A recente discussão provocada pelo anúncio de um imposto sobre patrimónios com valor fiscal superior a 500 mil euros (ou a um 1 milhão, na versão mais delicada) foi interessante de acompanhar. O interesse não residiu na elevação do debate nem na qualidade dos argumentos que contestavam o imposto (de ambas não houve sinal), o interesse esteve na observação do descontrolo reactivo e na desonestidade intelectual que o acompanhou.

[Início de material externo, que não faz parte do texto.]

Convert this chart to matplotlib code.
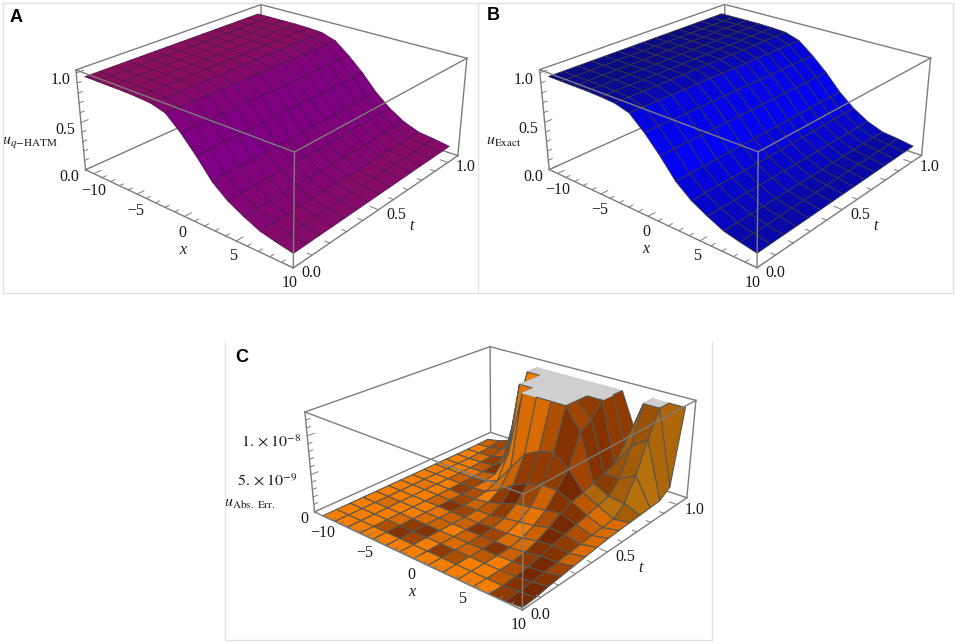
import numpy as np
import matplotlib
matplotlib.use("Agg")
import matplotlib.pyplot as plt
from matplotlib.colors import to_rgb
from matplotlib.lines import Line2D
from mpl_toolkits.mplot3d import proj3d

plt.rcParams["font.family"] = ["Liberation Serif", "DejaVu Serif"]
plt.rcParams["mathtext.fontset"] = "stix"

W, H = 957, 644
AX_PX = 476.56  # the square that mplot3d fits the box into

x_nodes = [-10, -8.57, -7.14, -5.71, -4.29, -2.86, -1.43, 0, 1.43, 2.86, 4.29, 5.71, 7.14, 8.57, 10]
t_nodes = [0, .071, .143, .214, .286, .357, .429, .5, .571, .643, .714, .786, .857, .929, 1]

# rows are t_nodes, columns are x_nodes
u_exact = [
    [.995, .995, .995, .995, .99, .98, .94, .81, .65, .47, .35, .27, .2, .165, .136],
    [.995, .995, .995, .995, .99, .98, .939, .81, .651, .472, .352, .271, .201, .167, .139],
    [.995, .995, .995, .995, .99, .98, .939, .81, .653, .475, .354, .271, .203, .17, .142],
    [.995, .995, .995, .995, .99, .98, .938, .81, .654, .477, .355, .272, .204, .172, .144],
    [.995, .995, .995, .995, .99, .98, .937, .81, .656, .48, .357, .273, .206, .175, .147],
    [.995, .995, .995, .995, .99, .98, .936, .81, .657, .482, .359, .274, .207, .178, .15],
    [.995, .995, .995, .995, .99, .98, .936, .81, .659, .485, .361, .274, .209, .18, .153],
    [.995, .995, .995, .995, .99, .98, .935, .81, .66, .488, .363, .275, .21, .183, .156],
    [.995, .995, .995, .995, .99, .98, .934, .81, .661, .49, .364, .276, .211, .185, .158],
    [.995, .995, .995, .995, .99, .98, .934, .81, .663, .492, .366, .276, .213, .188, .161],
    [.995, .995, .995, .995, .99, .98, .933, .81, .664, .495, .368, .277, .214, .19, .164],
    [.995, .995, .995, .995, .99, .98, .932, .81, .666, .497, .37, .278, .216, .193, .167],
    [.995, .995, .995, .995, .99, .98, .931, .81, .667, .5, .371, .279, .217, .195, .169],
    [.995, .995, .995, .995, .99, .98, .931, .81, .669, .502, .373, .279, .219, .198, .172],
    [.995, .995, .995, .995, .99, .98, .93, .81, .67, .505, .375, .28, .22, .2, .175],
]
u_hatm = u_exact  # the two surfaces cannot be told apart in the picture

# absolute error in units of 1e-9, clipped at the top of the box in the original
u_err = [
    [0, 0, 0, 0, 0, 0, 0, 0, 0, 0, 0, 0, 0, .1, .3],
    [0, 0, 0, 0, 0, 0, 0, 0, 0, 0, 0, 0, 0, .2, .4],
    [0, 0, 0, 0, 0, 0, 0, 0, 0, 0, 0, 0, .1, .3, .7],
    [0, 0, 0, 0, 0, 0, 0, 0, 0, 0, 0, .1, .3, .5, .9],
    [0, 0, 0, 0, 0, 0, 0, 0, 0, .05, .1, .3, .7, .7, 1.1],
    [0, 0, 0, 0, 0, 0, 0, 0, .1, .2, .4, .8, 1.1, .9, 1.3],
    [0, 0, 0, 0, 0, 0, .05, .2, .5, .8, 1.1, 1.6, 1.5, 1.1, 1.5],
    [0, 0, 0, 0, 0, .05, .3, .9, 1.6, 1.9, 2.2, 2.6, 1.9, 1.3, 1.7],
    [0, 0, 0, 0, .05, .3, 1.2, 2.6, 3.5, 4, 4, 3.2, 2.2, 1.4, 1.8],
    [0, 0, 0, .05, .2, 1, 3.5, 6, 7, 7.5, 6, 3.6, 2.6, 1.6, 1.9],
    [0, 0, .05, .1, .5, 4, 12.9, 14, 14, 14, 10, 4, 3, 2.8, 2],
    [0, 0, .1, .3, 1.5, 12.9, 14, 14, 14, 14, 11, 4.5, 4.5, 5.6, 2.1],
    [0, .1, .2, .8, 8, 14, 14, 14, 14, 14, 13.5, 5, 8, 9.5, 2.2],
    [.05, .2, .6, 2, 12.9, 14, 14, 14, 14, 14, 14, 7, 13, 14, 3.2],
    [.1, .5, 1.2, 4, 14, 14, 14, 14, 14, 14, 14, 8, 14, 14, 14],
]
err_cap = 12.8

# darkness of the brown blotches on panel C, one digit per mesh cell
err_blotches = [
    "00000000000079",
    "00058607500489",
    "00027822340598",
    "02002303583796",
    "00001338622883",
    "00038625203972",
    "01026347215952",
    "00075079638832",
    "00361237779422",
    "00130122586324",
    "00483172068742",
    "02750292078542",
    "05430283087453",
    "36220620287353",
]

x_major = [-10, -5, 0, 5, 10]
x_minor = [-9, -8, -7, -6, -4, -3, -2, -1, 1, 2, 3, 4, 6, 7, 8, 9]
t_major = [0.0, 0.5, 1.0]
t_minor = [.1, .2, .3, .4, .6, .7, .8, .9]
u_major = [0.0, 0.5, 1.0]
u_minor = [.1, .2, .3, .4, .6, .7, .8, .9]
u_labels = ["0.0", "0.5", "1.0"]
err_major = [0, 5, 10]
err_minor = [1, 2, 3, 4, 6, 7, 8, 9, 11, 12]
err_labels = ["0", r"$5.\times10^{-9}$", r"$1.\times10^{-8}$"]

BOX = "#7d7d7d"


def at(ax, x, t, z, text, dx, dy, ha="center", **kw):
    # label placed dx, dy pixels (y down) from a point of the 3d box
    px, py, _ = proj3d.proj_transform(x, t, z, ax.get_proj())
    ax.annotate(text, (px, py), xytext=(dx, -dy), textcoords="offset pixels", ha=ha, va="center",
                annotation_clip=False, fontsize=kw.pop("fontsize", 11.5), color="#1a1a1a", **kw)


def make_box(left, bottom, zmax, z_major, z_minor, z_labels, z_dx):
    ax = fig.add_axes([left / W, bottom / H, AX_PX / W, AX_PX / H], projection="3d", computed_zorder=False)
    ax.patch.set_visible(False)
    xlo, xhi, tlo, thi = -11, 10, 0, 1.08
    ax.set_xlim(xlo, xhi, view_margin=0)
    ax.set_ylim(tlo, thi, view_margin=0)
    ax.set_zlim(0, zmax, view_margin=0)
    ax.view_init(24.4, -49.7)
    ax.set_proj_type("persp", focal_length=0.355)
    ax.set_box_aspect((1, 1, 0.4), zoom=0.81)
    ax.set_axis_off()

    # back edges go under the surface, the others over it
    back = [((xlo, xlo), (thi, thi), (0, zmax)), ((xlo, xlo), (tlo, thi), (0, 0)), ((xlo, xhi), (thi, thi), (0, 0))]
    front = [((xlo, xhi), (tlo, tlo), (0, 0)), ((xhi, xhi), (tlo, thi), (0, 0)), ((xlo, xlo), (tlo, tlo), (0, zmax)),
             ((xhi, xhi), (tlo, tlo), (0, zmax)), ((xhi, xhi), (thi, thi), (0, zmax)),
             ((xlo, xhi), (tlo, tlo), (zmax, zmax)), ((xhi, xhi), (tlo, thi), (zmax, zmax)),
             ((xlo, xlo), (tlo, thi), (zmax, zmax)), ((xlo, xhi), (thi, thi), (zmax, zmax))]
    for e in back:
        ax.plot(*e, color=BOX, lw=1.0, zorder=1)
    for e in front:
        ax.plot(*e, color=BOX, lw=1.0, zorder=5)

    for v, size in [(x_major, 0.035), (x_minor, 0.02)]:
        for x in v:
            ax.plot([x, x], [0, size], [0, 0], color=BOX, lw=0.7, zorder=5)
    for v, size in [(t_major, 0.7), (t_minor, 0.4)]:
        for t in v:
            ax.plot([xhi, xhi - size], [t, t], [0, 0], color=BOX, lw=0.7, zorder=5)
    for v, size in [(z_major, 0.035), (z_minor, 0.02)]:
        for z in v:
            ax.plot([xlo, xlo], [0, size], [z, z], color=BOX, lw=0.7, zorder=5)

    for x in x_major:
        text = str(x).replace("-", "\u2212")
        at(ax, x, 0, 0, text, -2 - 0.2 * x, 16 - 0.1 * x)
    for t in t_major:
        at(ax, xhi, t, 0, f"{t:.1f}", 18, 5)
    at(ax, 0, 0, 0, "x", -2, 33, style="italic")
    at(ax, xhi, 0.5, 0, "t", 33, 16, style="italic")
    for z, text, dx in zip(z_major, z_labels, z_dx):
        at(ax, xlo, 0, z, text, dx, 7, ha="right")
    return ax


def smooth_colors(z, dark, bright):
    z = np.array(z)
    slope = np.clip(z[:-1, :-1] - z[:-1, 1:], 0, None)
    slope = (slope / slope.max())[..., None] ** 0.6
    d, b = np.array(to_rgb(dark)), np.array(to_rgb(bright))
    return np.concatenate([d + (b - d) * slope, np.ones(slope.shape)], axis=2)


def smooth_panel(left, bottom, z, dark, bright, mesh, lw, ylabel, ldx):
    ax = make_box(left, bottom, 1.03, u_major, u_minor, u_labels, [-6, -6, -6])
    X, T = np.meshgrid(x_nodes, t_nodes)
    surf = ax.plot_surface(X, T, np.array(z), facecolors=smooth_colors(z, dark, bright), rstride=1, cstride=1,
                           shade=False, linewidth=lw, zorder=3)
    surf.set_edgecolor(mesh)
    surf.set_linewidth(lw)
    at(ax, -11, 0, 0.5, ylabel, ldx, 19, ha="right", fontsize=11.5)
    return ax


def error_panel(left, bottom):
    ax = make_box(left, bottom, 13, err_major, err_minor, err_labels, [-6, -14, -6])
    X, T = np.meshgrid(x_nodes, t_nodes)
    Z = np.minimum(np.array(u_err, float), err_cap)
    shade = np.array([[int(c) for c in row] for row in err_blotches])[..., None] / 9.0
    base = np.tile(np.array(to_rgb("#f57e02")), shade.shape[:2] + (1,))
    base[9:, 11:] = to_rgb("#c8860f")  # the far wall is more golden
    brown = np.array(to_rgb("#762800"))
    colors = base + (brown - base) * shade
    colors = np.concatenate([colors, np.ones(shade.shape)], axis=2)
    capped = (Z[:-1, :-1] >= err_cap) & (Z[1:, :-1] >= err_cap) & (Z[:-1, 1:] >= err_cap) & (Z[1:, 1:] >= err_cap)
    colors[capped] = to_rgb("#cfcfcf") + (1.0,)
    surf = ax.plot_surface(X, T, Z, facecolors=colors, rstride=1, cstride=1, shade=False, zorder=3)
    edges = np.tile(np.array(to_rgb("#565650") + (1.0,)), (capped.size, 1))
    edges[capped.ravel()] = colors[capped]
    surf.set_edgecolor(edges)
    surf.set_linewidth(0.8)
    at(ax, -11, 0, 6.5, r"$u_{\mathrm{Abs.\ Err.}}$", -34, 40, ha="right", fontsize=11.5)
    return ax


fig = plt.figure(figsize=(W / 100, H / 100), dpi=100)

# frames around the panels, in pixels from the top left
frames = [[(3, 3), (478, 3), (478, 293), (3, 293), (3, 3)],
          [(478, 3), (953, 3), (953, 293), (478, 293)],
          [(225, 342), (225, 640), (712, 640), (712, 342)]]
for f in frames:
    xs, ys = zip(*f)
    fig.add_artist(Line2D(np.array(xs) / W, 1 - np.array(ys) / H, color="#e2e2e2", lw=1.0))

smooth_panel(29.8, 284.8, u_hatm, "#88105a", "#7e0084", "#4d1050", 0.5, r"$u_{q\mathrm{-HATM}}$", -23)
smooth_panel(493.5, 285.0, u_exact, "#0a0a84", "#0404f2", "#33334a", 0.6, r"$u_{\mathrm{Exact}}$", -23)
error_panel(258.8, -57.3)

for letter, px, py in [("A", 16, 17), ("B", 493, 16), ("C", 242, 357)]:
    fig.text(px / W, 1 - py / H, letter, family="Liberation Sans", weight="bold", fontsize=13, ha="center", va="center")

fig.savefig("out.png", dpi=100)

Na verdade, quando são tocados, ainda que suavemente, os interesses dos detentores de riqueza muito acima da média, rapidamente desaparece o discurso da justiça social e da solidariedade, e os protagonistas desses interesses passam a socorrer-se da mentira intencional e da acusação falsa e maldosa.
Durante os quatro anos do governo PSD/CDS ouvimos sistematicamente o discurso de que todos tínhamos de fazer sacrifícios, pois todos tínhamos vivido acima das nossas possibilidades. Viemos, depois, a verificar que, afinal, não tínhamos sido todos a viver acima das possibilidades, mas somente alguns. Banqueiros, patrões e políticos desonestos e incompetentes viveram, de facto, acima das suas possibilidades e conduziram o país à bancarrota. Não foram os pensionistas e reformados (excepto aqueles que usufruem de reformas milionárias, pagas pelo Estado) nem foram os trabalhadores em geral que viveram acima das suas possibilidades. O crédito malparado de particulares, um excelente barómetro para se avaliar o endividamento excessivo, estava, na altura do resgate, significativamente abaixo da média europeia (isto, apesar do pornográfico incentivo ao endividamento que os bancos promoviam). Isto é, a população portuguesa não contraiu créditos em excessos, ao contrário do que insistentemente foi afirmado. Foram banqueiros, patrões e alguns políticos quem o fez.
Também já pudemos verificar que, afinal, não nos sacrificamos todos do mesmo modo para satisfazer as exigências dos credores. Vários estudos nacionais e estrangeiros têm confirmado o que a percepção há muito revelava: foram os mais pobres e os menos favorecidos aqueles que mais sacrifícios foram obrigados a fazer. Foram, novamente, os pensionistas, os reformados, os subsidiados, os trabalhadores de mais baixos rendimentos e os funcionários públicos sobre quem recaiu a mais pesada factura.
Apesar disto, a notícia de que poderia passar a vigorar um imposto sobre quem tem um património avultado, isto é, sobre o tal 1% mais rico e milionário, desencadeou uma reacção histérica dos visados, que foi ampliada por vários órgãos de comunicação social. Na verdade, muitos jornais, rádios e televisões comportaram-se, e muitas vezes é assim que se comportam, como meros amplificadores dos interesses da minoria milionária. Sem critério jornalístico nem isenção, prestam-se a exercícios pouco dignos de porta-vozes dos bem instalados. Foi assim que a minoria milionária tentou fazer-nos crer que o anunciado imposto iria atingir a classe média e que estava em preparação um assalto à bolsa dos remediados.
A desonestidade, a hipocrisia e o grotesco andaram aqui a par, mas o que importa mais uma vez verificar é que em nenhuma circunstância se pode esperar que a classe rica aceite as regras da justiça social. Só o Estado democrático pode e deve, pela lei, obrigá-la a cumprir essas regras.